Buckel described his decision to take his life as a protest against humanity’s destruction of the environment in the note, which he also e-mailed to publications including the New York Times before setting himself ablaze, according to a Times report.

“Pollution ravages our planet, oozing inhabitability via air, soil, water and weather,” he wrote. “Most humans on the planet now breathe air made unhealthy by fossil fuels, and many die early deaths as a result — my early death by fossil fuel reflects what we are doing to ourselves.”

Buckel also compared his self-immolation to similar suicides by Tibetan activists who ignited themselves in flame in protest of the region’s occupation by China, according to a New York Daily News report on the incident.

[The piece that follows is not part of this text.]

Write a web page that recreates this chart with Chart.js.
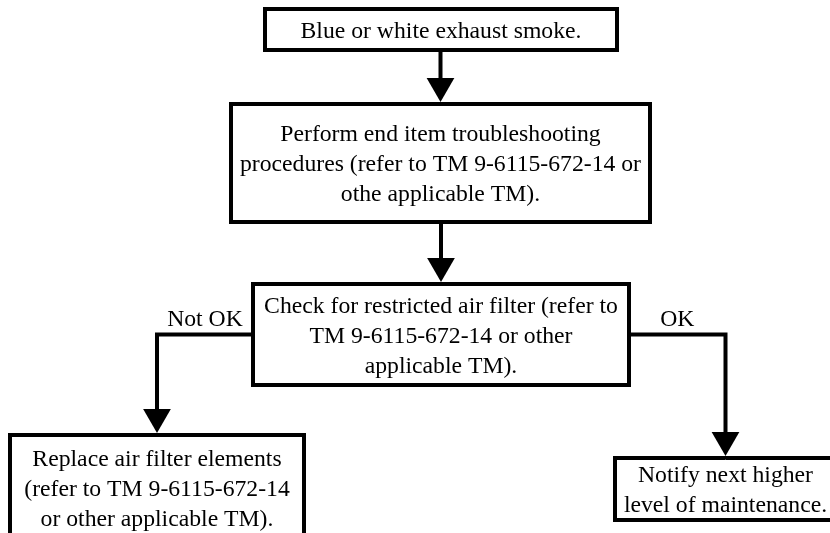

With his last breath: David Buckel, who championed gay rights as the director of the Lambda Legal Marriage Project, burned himself to death in an apparent suicide in Prospect Park on April 14.
Lambda Legal

“Many have chosen to give a life based on the view that no other action can most meaningfully address the harm they see,” his note read.

The deceased gained public recognition for his work as a civil-rights attorney and champion of LGBTQ causes at national-advocacy organization Lambda Legal, where he once spearheaded its marriage-equality initiative, according to the group’s acting director, who described Buckel’s death as “heartbreaking.”

“This is a tremendous loss for our Lambda Legal family, but also for the entire movement for social justice,” Camilla Taylor said in a statement.

Buckel’s work for Lambda Legal’s Marriage Project included presenting arguments that in 2006 led the New Jersey Supreme Court to rule that same-sex couples seeking marriage in the state deserve the same rights as their opposite-sex counterparts, Taylor said.

And before that, the attorney in 1999 successfully sued a Nebraska county sheriff for failing to protect a transgender man raped and murdered there years earlier, whose death inspired the Academy Award–winning film “Boys Don’t Cry,” according to a Gay City News report.

Buckel rededicated himself to conservation in recent years, joining the ranks of a local farm in nearby Red Hook where he “elevated community composting to an exquisite art form,” according to a leader at the growing operation, who described him as a source of inspiration for other green thumbs in a letter mourning his death.

“Our deepest condolences to his loved ones at this difficult time,” said Red Hook Community Farm’s Saara Nafici. “We will continue the work of environmental education, advocacy, and action to honor his life of service.”

Gone but not forgotten: Monday’s heavy rains did not wash away the flowers and candles mourners used to form a makeshift memorial to Buckel, foreground, at the site where he burned himself to death on Saturday.